Rutabaga Nutrition

rutabaga nutrition Rutabaga has been cultivated since ancient times. Modern scientists are not sure when and how this plant came to be cultivated. Some think that it was the result of cabbage and turnip crossing in natural conditions.
As to the area of origin, there is no consensus either. Some scientists claim that rutabaga first appeared in Russia; others insist that it comes from Europe, Scandinavia, to be more precise.

Rutabaga used to be very common and popular in Europe. It is highly unpretentious and can be grown almost in any climate, even in Scandinavia. In the beginning it used to be the food of the poor. Nevertheless, it later became popular with aristocrats and even royalty, who came to realize that it is wholesome as well as delicious.

In the XVII century England rutabaga was grown in royal vegetable gardens. Rutabaga cooked with meat is still a very popular dish in England. In Germany, too, it used to be extremely popular; Goethe used to call sweet rutabaga his favourite vegetable.

According to plant biology, rutabaga belongs to mustard family, as well as cabbage and turnip. It is a two-year gramineous plant with thick leaves and oval roots. Rutabaga pulp is normally yellow or white, with a strong odor caused by ether oils it contains.

Caloric value and healthy properties of rutabaga

Rutabaga taste, content and health benefits are similar to turnip. Its caloric value is very low- only 37 kcal per 100 grams. That said it is very rich in minerals and vitamins.

Rutabaga is very high in easily assimilated carbohydrates, dietary fibers, natural sugars and vegetable protein; it also contains starch and organic acids. Carbohydrates are represented mainly by fructose, which makes rutabaga very beneficial for people suffering from diabetes.

Vitamin content is also very rich: beta-carotene, vitamins A, E, C, H, group B, PP. Minerals: calcium, magnesium, sodium, potassium, phosphorus, iron.

Rutabaga is very high in vitamin C, higher than cabbage, beet or carrot; it stays for long time, almost throughout the winter. It is preserved even when the vegetable is boiled, which makes rutabaga irreplaceable in winter and early spring when lots of people suffer from vitamin deficiency. Rutabaga is also much higher in B6, potassium and calcium than most other root plants. It is rich in iodine, which is very important in some of Russia’s territories. Mustard oil contained in rutabaga roots kills harmful bacteria and adds savoury flavour to dishes.

Rutabaga nutrition benefits

Rutabaga is a healthy food. Rutabaga based dishes are recommended to people suffering from obesity, because they boost digestion and activate the bowels. Rutabaga is also good dietary food for people with arteriosclerotic heart disease, arterial sclerosis, and vascular sclerosis.

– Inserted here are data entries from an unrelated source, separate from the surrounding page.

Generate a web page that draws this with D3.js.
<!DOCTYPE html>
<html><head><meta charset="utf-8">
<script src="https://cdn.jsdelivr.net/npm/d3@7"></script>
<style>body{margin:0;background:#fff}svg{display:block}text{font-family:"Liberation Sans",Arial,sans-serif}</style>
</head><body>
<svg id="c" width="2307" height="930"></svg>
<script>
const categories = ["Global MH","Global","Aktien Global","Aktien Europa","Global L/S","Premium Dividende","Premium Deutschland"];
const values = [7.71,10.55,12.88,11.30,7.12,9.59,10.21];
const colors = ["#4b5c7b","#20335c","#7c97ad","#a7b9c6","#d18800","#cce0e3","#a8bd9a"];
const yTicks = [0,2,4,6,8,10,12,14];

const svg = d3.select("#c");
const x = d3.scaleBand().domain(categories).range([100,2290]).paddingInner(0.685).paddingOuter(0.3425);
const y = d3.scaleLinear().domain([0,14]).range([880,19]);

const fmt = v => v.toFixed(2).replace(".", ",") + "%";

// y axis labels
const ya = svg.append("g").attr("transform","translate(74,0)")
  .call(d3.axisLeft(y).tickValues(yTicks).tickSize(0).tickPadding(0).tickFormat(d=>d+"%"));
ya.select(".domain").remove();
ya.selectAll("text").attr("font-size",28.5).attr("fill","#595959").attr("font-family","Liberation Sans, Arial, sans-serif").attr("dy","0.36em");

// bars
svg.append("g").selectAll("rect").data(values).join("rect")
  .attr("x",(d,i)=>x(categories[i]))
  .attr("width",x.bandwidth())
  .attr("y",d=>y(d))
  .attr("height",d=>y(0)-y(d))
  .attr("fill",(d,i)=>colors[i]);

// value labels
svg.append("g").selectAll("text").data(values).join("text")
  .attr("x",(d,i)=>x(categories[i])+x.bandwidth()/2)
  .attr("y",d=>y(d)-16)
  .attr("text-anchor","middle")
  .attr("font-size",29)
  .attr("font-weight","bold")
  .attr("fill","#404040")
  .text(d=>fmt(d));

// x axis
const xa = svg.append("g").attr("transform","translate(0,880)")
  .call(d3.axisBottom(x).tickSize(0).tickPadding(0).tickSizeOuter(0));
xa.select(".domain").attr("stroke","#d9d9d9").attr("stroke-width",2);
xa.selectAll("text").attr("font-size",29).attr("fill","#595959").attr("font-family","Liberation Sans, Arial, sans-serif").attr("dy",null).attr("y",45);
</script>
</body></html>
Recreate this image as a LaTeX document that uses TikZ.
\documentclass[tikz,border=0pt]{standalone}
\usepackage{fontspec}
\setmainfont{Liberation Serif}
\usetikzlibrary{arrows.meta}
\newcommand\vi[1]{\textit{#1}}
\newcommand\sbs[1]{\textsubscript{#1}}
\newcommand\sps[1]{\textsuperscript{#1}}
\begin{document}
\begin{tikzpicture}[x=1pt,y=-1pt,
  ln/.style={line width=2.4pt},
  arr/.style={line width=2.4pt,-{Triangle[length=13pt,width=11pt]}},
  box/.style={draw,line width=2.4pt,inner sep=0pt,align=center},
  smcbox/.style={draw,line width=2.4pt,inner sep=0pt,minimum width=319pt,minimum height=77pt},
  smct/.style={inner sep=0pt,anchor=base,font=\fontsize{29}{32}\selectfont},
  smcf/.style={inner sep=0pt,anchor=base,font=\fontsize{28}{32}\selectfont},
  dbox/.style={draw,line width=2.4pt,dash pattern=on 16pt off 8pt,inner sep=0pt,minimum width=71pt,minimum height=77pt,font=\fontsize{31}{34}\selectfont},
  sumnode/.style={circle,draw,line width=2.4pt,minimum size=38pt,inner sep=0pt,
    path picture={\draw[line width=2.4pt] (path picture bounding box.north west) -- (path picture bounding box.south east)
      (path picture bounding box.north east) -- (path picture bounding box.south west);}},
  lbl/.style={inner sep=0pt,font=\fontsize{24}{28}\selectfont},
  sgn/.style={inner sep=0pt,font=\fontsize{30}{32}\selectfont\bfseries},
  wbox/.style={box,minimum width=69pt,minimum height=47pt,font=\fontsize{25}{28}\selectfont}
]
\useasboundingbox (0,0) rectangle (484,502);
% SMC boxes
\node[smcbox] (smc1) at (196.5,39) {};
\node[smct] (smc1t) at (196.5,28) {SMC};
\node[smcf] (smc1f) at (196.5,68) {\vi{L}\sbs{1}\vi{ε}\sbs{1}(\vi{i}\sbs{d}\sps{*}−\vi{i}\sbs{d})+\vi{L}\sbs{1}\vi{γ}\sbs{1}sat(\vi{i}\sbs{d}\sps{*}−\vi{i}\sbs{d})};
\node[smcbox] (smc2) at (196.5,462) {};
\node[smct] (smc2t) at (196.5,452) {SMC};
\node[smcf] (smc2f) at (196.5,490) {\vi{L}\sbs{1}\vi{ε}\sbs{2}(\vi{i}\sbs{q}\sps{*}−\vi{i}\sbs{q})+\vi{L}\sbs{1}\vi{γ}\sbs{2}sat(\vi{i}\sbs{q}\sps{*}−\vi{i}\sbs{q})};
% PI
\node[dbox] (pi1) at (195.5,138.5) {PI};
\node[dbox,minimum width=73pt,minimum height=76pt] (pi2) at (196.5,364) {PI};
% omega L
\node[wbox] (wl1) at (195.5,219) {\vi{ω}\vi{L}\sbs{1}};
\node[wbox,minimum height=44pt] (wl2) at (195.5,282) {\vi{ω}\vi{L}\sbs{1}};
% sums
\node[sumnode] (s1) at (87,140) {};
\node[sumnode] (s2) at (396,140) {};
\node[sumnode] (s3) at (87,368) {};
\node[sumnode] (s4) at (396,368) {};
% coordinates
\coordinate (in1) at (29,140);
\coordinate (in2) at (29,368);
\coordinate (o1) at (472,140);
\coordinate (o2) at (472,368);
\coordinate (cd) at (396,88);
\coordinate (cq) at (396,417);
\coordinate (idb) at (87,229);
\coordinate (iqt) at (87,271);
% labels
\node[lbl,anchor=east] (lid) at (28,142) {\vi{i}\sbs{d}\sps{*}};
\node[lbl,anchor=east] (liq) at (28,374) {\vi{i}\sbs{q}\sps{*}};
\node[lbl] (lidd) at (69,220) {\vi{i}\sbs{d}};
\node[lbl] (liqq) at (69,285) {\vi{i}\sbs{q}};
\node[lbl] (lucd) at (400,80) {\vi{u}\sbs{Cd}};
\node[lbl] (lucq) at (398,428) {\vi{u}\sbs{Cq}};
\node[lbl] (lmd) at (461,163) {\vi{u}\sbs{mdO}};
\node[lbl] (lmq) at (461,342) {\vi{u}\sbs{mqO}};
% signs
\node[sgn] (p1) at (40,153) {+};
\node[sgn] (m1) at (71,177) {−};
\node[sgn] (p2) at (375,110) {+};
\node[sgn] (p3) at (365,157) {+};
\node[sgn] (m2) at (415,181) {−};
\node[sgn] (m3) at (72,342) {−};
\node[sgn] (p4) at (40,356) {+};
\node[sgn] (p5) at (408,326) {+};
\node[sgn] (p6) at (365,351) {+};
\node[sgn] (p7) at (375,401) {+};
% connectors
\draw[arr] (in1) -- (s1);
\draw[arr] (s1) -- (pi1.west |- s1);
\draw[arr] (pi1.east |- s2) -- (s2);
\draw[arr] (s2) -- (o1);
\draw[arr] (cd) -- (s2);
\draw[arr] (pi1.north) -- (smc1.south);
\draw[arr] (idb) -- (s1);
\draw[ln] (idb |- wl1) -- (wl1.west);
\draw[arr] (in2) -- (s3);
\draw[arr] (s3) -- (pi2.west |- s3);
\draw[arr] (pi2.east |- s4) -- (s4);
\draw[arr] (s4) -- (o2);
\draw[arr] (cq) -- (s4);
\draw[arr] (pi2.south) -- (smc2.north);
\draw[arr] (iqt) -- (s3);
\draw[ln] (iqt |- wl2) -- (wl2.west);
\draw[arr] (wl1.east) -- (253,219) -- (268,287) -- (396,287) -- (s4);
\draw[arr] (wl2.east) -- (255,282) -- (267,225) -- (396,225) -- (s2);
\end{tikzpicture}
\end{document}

Rutabaga is recommended to relieve chronic constipation. It boosts vermicular movement, improves digestion and can be recommended to treat obesity. Nevertheless, it should be noted that it is contraindicated for irritated bowels syndrome, especially in its acute phase.

Rutabaga has diuretic effect, therefore it is good for people to relieve edema, high blood pressure (moderately) and atherosclerosis.

Rutabaga juice is used to cure cough, pneumonia and bronchial asthma. It is very useful to treat chronic diseases of respiratory system, such as bronchitis, bronchial pneumonia, as well as cold and virus infections.

Anti bacterial properties of rutabaga juice make it an effective remedy for skin diseases, such as abscesses and burns. Both raw and steamed rutabaga is suitable for medical purposes.

Regular intake of rutabaga helps withdraw radiation from your body. For this purpose it has to be boiled in salty water, peeled, sliced and eaten with sour cream.

To cure I and II degree burns, squeeze rutabaga juice, mix with honey 50/50 and apply to burnt places.

Rutabaga is beneficial to relieve irregularity of pulse, weak immune resistance, and even to prevent cancer. Rutabaga is sometimes referred to as anti-cancer vegetable thanks to anti-oncogenic elements it contains.


There are not many contraindications to rutabaga consumption. Still, it is not recommended to people suffering from gastritis, colitis, enteritis and some kidney diseases. Frequent consumption of rutabaga juice may cause flatulence and swelling of bowels.